Now, nearly 50 years later, Leatherface springs into action when the group forcibly evicts his adoptive mother, the stress of which kills her. This decision to humanise the franchise's famous villain deflates much of the tension he carried back when he was just a mute symbol of doom. Is telling viewers that a man, who surgically peels off people's faces to wear as a mask, also happens to love his mother supposed to elicit sympathy for him? It's unclear.

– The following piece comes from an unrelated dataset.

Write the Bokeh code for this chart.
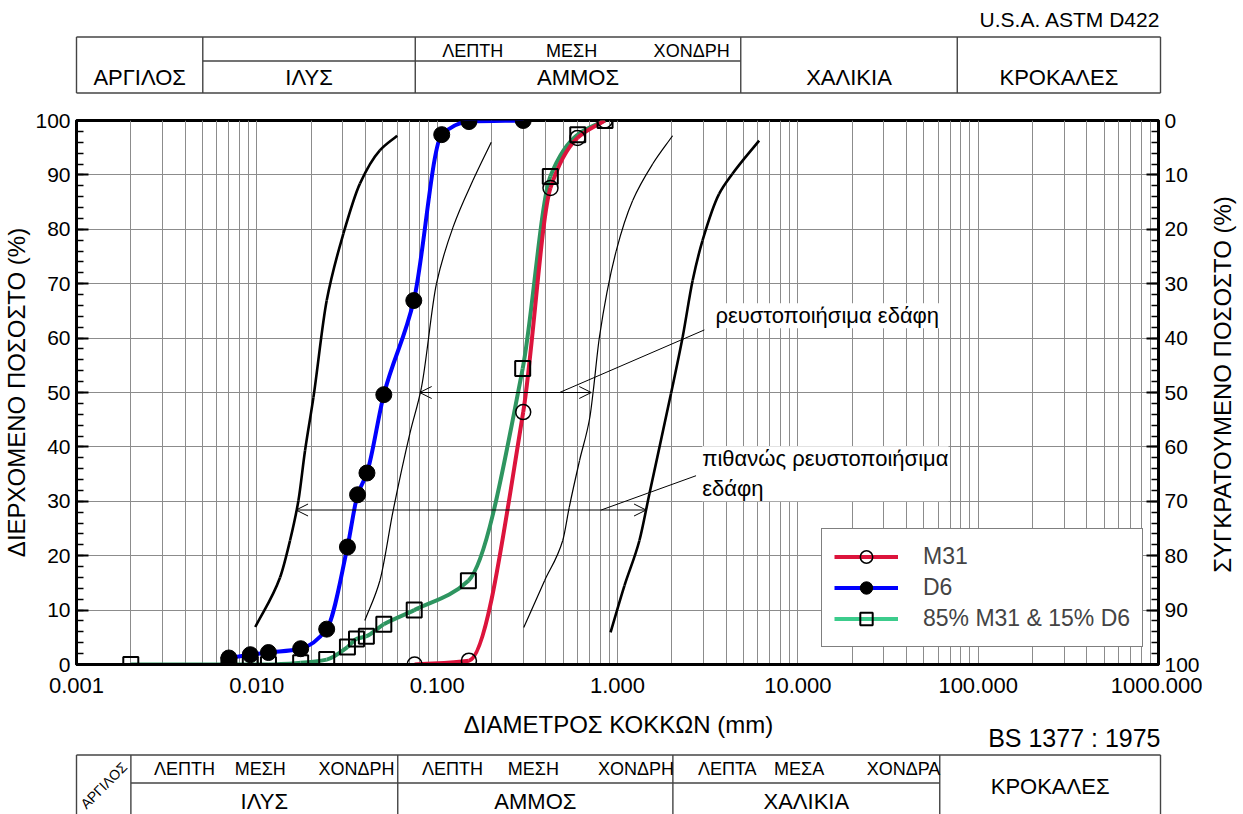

One of the biggest problems plaguing the Netflix film, however, is its lack of texture. The standard Netflix sheen is omnipresent, whether the camera is capturing decrepit buildings or suffocating rows of cornfields. The original, on the other hand, was characterised by a visceral sense of the flesh and its fragility, from the opening closeups of gnarled hand tissue, to the hitchhiker who unnervingly cut his palm open in front of the horrified group. By the time the first kill occured, director Tobe Hooper didn't need to zoom into the violence. Just the long-drawn-out noise of the chainsaw revving was chilling enough. The sequel is liberal with the CGI blood splatter, but approaches the violence perfunctorily, with a cop being stabbed with his own protruding bone the only example of inventiveness. It's in bringing back its original Final Girl Sally Hardesty (originally played by Marilyn Burns, now by Olwen Fouéré) that the film demonstrates its lack of ideas, recasting her from an unwitting lamb to the slaughter to a hardened avenger, a character turn that doesn't land. It's not the only characterisation that doesn't make sense, given that a survivor of a school shooting finds catharsis by choosing to perpetuate gun violence too. 

A sequence in which the events of the original film become fodder for a cheesy true-crime-style recreation in this one is perhaps what best encapsulates the writers' approach — an irreverent reworking of source material. Texas Chainsaw Massacre puts on its predecessor's mask, but can't replicate its soul.